BRIEF>
Repeat the material verbatim and drop the pictures.

Figure scripts
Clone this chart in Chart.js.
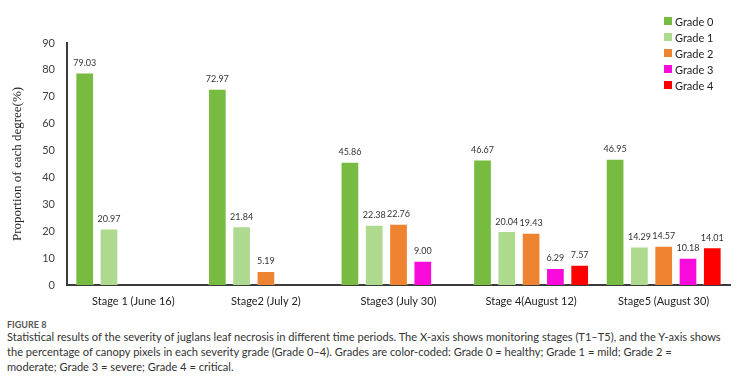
<!DOCTYPE html>
<html>
<head>
<meta charset="utf-8">
<script src="https://cdn.jsdelivr.net/npm/chart.js@4/dist/chart.umd.min.js"></script>
<style>
  html, body { margin: 0; padding: 0; background: #fff; }
  body { width: 744px; height: 381px; position: relative; overflow: hidden; font-family: Lato, "Open Sans", sans-serif; }
  #wrap { position: absolute; left: 0; top: 0; width: 744px; height: 312px; }
  #legend { position: absolute; left: 664px; top: 13px; }
  .li { height: 16px; display: flex; align-items: center; font-size: 11px; color: #222; }
  .sw { width: 8px; height: 8px; margin-right: 3px; }
  #fig { position: absolute; left: 7px; top: 319px; font-size: 9px; font-weight: bold; color: #555; }
  #cap { position: absolute; left: 7px; top: 329px; font-size: 11.1px; line-height: 15px; color: #333; white-space: nowrap; }
</style>
</head>
<body>
<div id="wrap"><canvas id="c"></canvas></div>
<div id="legend"></div>
<div id="fig">FIGURE 8</div>
<div id="cap">Statistical results of the severity of juglans leaf necrosis in different time periods. The X-axis shows monitoring stages (T1–T5), and the Y-axis shows<br>the percentage of canopy pixels in each severity grade (Grade 0–4). Grades are color-coded: Grade 0 = healthy; Grade 1 = mild; Grade 2 =<br>moderate; Grade 3 = severe; Grade 4 = critical.</div>
<script>
const categories = ["Stage 1 (June 16)", "Stage2 (July 2)", "Stage3 (July 30)", "Stage 4(August 12)", "Stage5 (August 30)"];
const seriesNames = ["Grade 0", "Grade 1", "Grade 2", "Grade 3", "Grade 4"];
const grade0 = [79.03, 72.97, 45.86, 46.67, 46.95];
const grade1 = [20.97, 21.84, 22.38, 20.04, 14.29];
const grade2 = [null, 5.19, 22.76, 19.43, 14.57];
const grade3 = [null, null, 9.00, 6.29, 10.18];
const grade4 = [null, null, null, 7.57, 14.01];
const colors = ["#77BB41", "#ADDA8F", "#EE8431", "#F90CDB", "#FF0000"];
const yTicks = [0, 10, 20, 30, 40, 50, 60, 70, 80, 90];

const seriesData = [grade0, grade1, grade2, grade3, grade4];

const legend = document.getElementById('legend');
seriesNames.forEach((n, i) => {
  const d = document.createElement('div');
  d.className = 'li';
  d.innerHTML = '<span class="sw" style="background:' + colors[i] + '"></span>' + n;
  legend.appendChild(d);
});

const valueLabels = {
  id: 'valueLabels',
  afterDatasetsDraw(chart) {
    const ctx = chart.ctx;
    ctx.save();
    ctx.font = '9px Lato';
    ctx.fillStyle = '#333';
    ctx.textAlign = 'center';
    ctx.textBaseline = 'middle';
    chart.data.datasets.forEach((ds, i) => {
      const meta = chart.getDatasetMeta(i);
      meta.data.forEach((bar, j) => {
        const v = ds.data[j];
        if (v === null || v === undefined) return;
        ctx.fillText(v.toFixed(2), bar.x, bar.y - 9.5);
      });
    });
    ctx.restore();
  }
};

new Chart(document.getElementById('c'), {
  type: 'bar',
  data: {
    labels: categories,
    datasets: seriesNames.map((n, i) => ({
      label: n,
      data: seriesData[i],
      backgroundColor: colors[i],
      borderColor: 'rgba(255,255,255,0.35)',
      borderWidth: 1,
      categoryPercentage: 0.916,
      barPercentage: 0.77
    }))
  },
  options: {
    responsive: true,
    maintainAspectRatio: false,
    animation: false,
    layout: { padding: { top: 43, right: 14, left: 0, bottom: 0 } },
    plugins: { legend: { display: false }, tooltip: { enabled: false } },
    scales: {
      x: {
        grid: { display: false },
        border: { display: true, color: '#3a3a3a', width: 2 },
        ticks: { font: { family: 'Lato', size: 11 }, color: '#222', padding: 2, maxRotation: 0 },
        afterFit(scale) { scale.height = 27; }
      },
      y: {
        min: 0, max: 90,
        afterBuildTicks(scale) { scale.ticks = yTicks.map(v => ({ value: v })); },
        grid: { display: false },
        border: { display: true, color: '#3a3a3a', width: 2 },
        ticks: { font: { family: 'Lato', size: 11 }, color: '#404040', padding: 4 },
        title: { display: true, text: 'Proportion of each degree(%)', font: { family: '"Liberation Serif", "Times New Roman", serif', size: 13 }, color: '#222', padding: { top: 10, bottom: 0 } },
        afterFit(scale) { scale.width = 67; }
      }
    }
  },
  plugins: [valueLabels]
});
</script>
</body>
</html>
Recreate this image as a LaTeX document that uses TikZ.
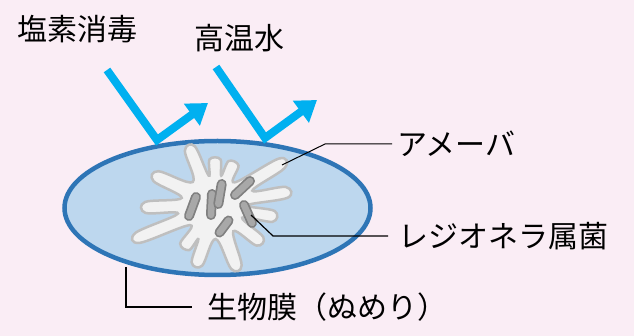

FINISHED ANSWER>
Clone this chart in Chart.js.
<!DOCTYPE html>
<html>
<head>
<meta charset="utf-8">
<script src="https://cdn.jsdelivr.net/npm/chart.js@4/dist/chart.umd.min.js"></script>
<style>
  html, body { margin: 0; padding: 0; background: #fff; }
  body { width: 744px; height: 381px; position: relative; overflow: hidden; font-family: Lato, "Open Sans", sans-serif; }
  #wrap { position: absolute; left: 0; top: 0; width: 744px; height: 312px; }
  #legend { position: absolute; left: 664px; top: 13px; }
  .li { height: 16px; display: flex; align-items: center; font-size: 11px; color: #222; }
  .sw { width: 8px; height: 8px; margin-right: 3px; }
  #fig { position: absolute; left: 7px; top: 319px; font-size: 9px; font-weight: bold; color: #555; }
  #cap { position: absolute; left: 7px; top: 329px; font-size: 11.1px; line-height: 15px; color: #333; white-space: nowrap; }
</style>
</head>
<body>
<div id="wrap"><canvas id="c"></canvas></div>
<div id="legend"></div>
<div id="fig">FIGURE 8</div>
<div id="cap">Statistical results of the severity of juglans leaf necrosis in different time periods. The X-axis shows monitoring stages (T1–T5), and the Y-axis shows<br>the percentage of canopy pixels in each severity grade (Grade 0–4). Grades are color-coded: Grade 0 = healthy; Grade 1 = mild; Grade 2 =<br>moderate; Grade 3 = severe; Grade 4 = critical.</div>
<script>
const categories = ["Stage 1 (June 16)", "Stage2 (July 2)", "Stage3 (July 30)", "Stage 4(August 12)", "Stage5 (August 30)"];
const seriesNames = ["Grade 0", "Grade 1", "Grade 2", "Grade 3", "Grade 4"];
const grade0 = [79.03, 72.97, 45.86, 46.67, 46.95];
const grade1 = [20.97, 21.84, 22.38, 20.04, 14.29];
const grade2 = [null, 5.19, 22.76, 19.43, 14.57];
const grade3 = [null, null, 9.00, 6.29, 10.18];
const grade4 = [null, null, null, 7.57, 14.01];
const colors = ["#77BB41", "#ADDA8F", "#EE8431", "#F90CDB", "#FF0000"];
const yTicks = [0, 10, 20, 30, 40, 50, 60, 70, 80, 90];

const seriesData = [grade0, grade1, grade2, grade3, grade4];

const legend = document.getElementById('legend');
seriesNames.forEach((n, i) => {
  const d = document.createElement('div');
  d.className = 'li';
  d.innerHTML = '<span class="sw" style="background:' + colors[i] + '"></span>' + n;
  legend.appendChild(d);
});

const valueLabels = {
  id: 'valueLabels',
  afterDatasetsDraw(chart) {
    const ctx = chart.ctx;
    ctx.save();
    ctx.font = '9px Lato';
    ctx.fillStyle = '#333';
    ctx.textAlign = 'center';
    ctx.textBaseline = 'middle';
    chart.data.datasets.forEach((ds, i) => {
      const meta = chart.getDatasetMeta(i);
      meta.data.forEach((bar, j) => {
        const v = ds.data[j];
        if (v === null || v === undefined) return;
        ctx.fillText(v.toFixed(2), bar.x, bar.y - 9.5);
      });
    });
    ctx.restore();
  }
};

new Chart(document.getElementById('c'), {
  type: 'bar',
  data: {
    labels: categories,
    datasets: seriesNames.map((n, i) => ({
      label: n,
      data: seriesData[i],
      backgroundColor: colors[i],
      borderColor: 'rgba(255,255,255,0.35)',
      borderWidth: 1,
      categoryPercentage: 0.916,
      barPercentage: 0.77
    }))
  },
  options: {
    responsive: true,
    maintainAspectRatio: false,
    animation: false,
    layout: { padding: { top: 43, right: 14, left: 0, bottom: 0 } },
    plugins: { legend: { display: false }, tooltip: { enabled: false } },
    scales: {
      x: {
        grid: { display: false },
        border: { display: true, color: '#3a3a3a', width: 2 },
        ticks: { font: { family: 'Lato', size: 11 }, color: '#222', padding: 2, maxRotation: 0 },
        afterFit(scale) { scale.height = 27; }
      },
      y: {
        min: 0, max: 90,
        afterBuildTicks(scale) { scale.ticks = yTicks.map(v => ({ value: v })); },
        grid: { display: false },
        border: { display: true, color: '#3a3a3a', width: 2 },
        ticks: { font: { family: 'Lato', size: 11 }, color: '#404040', padding: 4 },
        title: { display: true, text: 'Proportion of each degree(%)', font: { family: '"Liberation Serif", "Times New Roman", serif', size: 13 }, color: '#222', padding: { top: 10, bottom: 0 } },
        afterFit(scale) { scale.width = 67; }
      }
    }
  },
  plugins: [valueLabels]
});
</script>
</body>
</html>
Recreate this image as a LaTeX document that uses TikZ.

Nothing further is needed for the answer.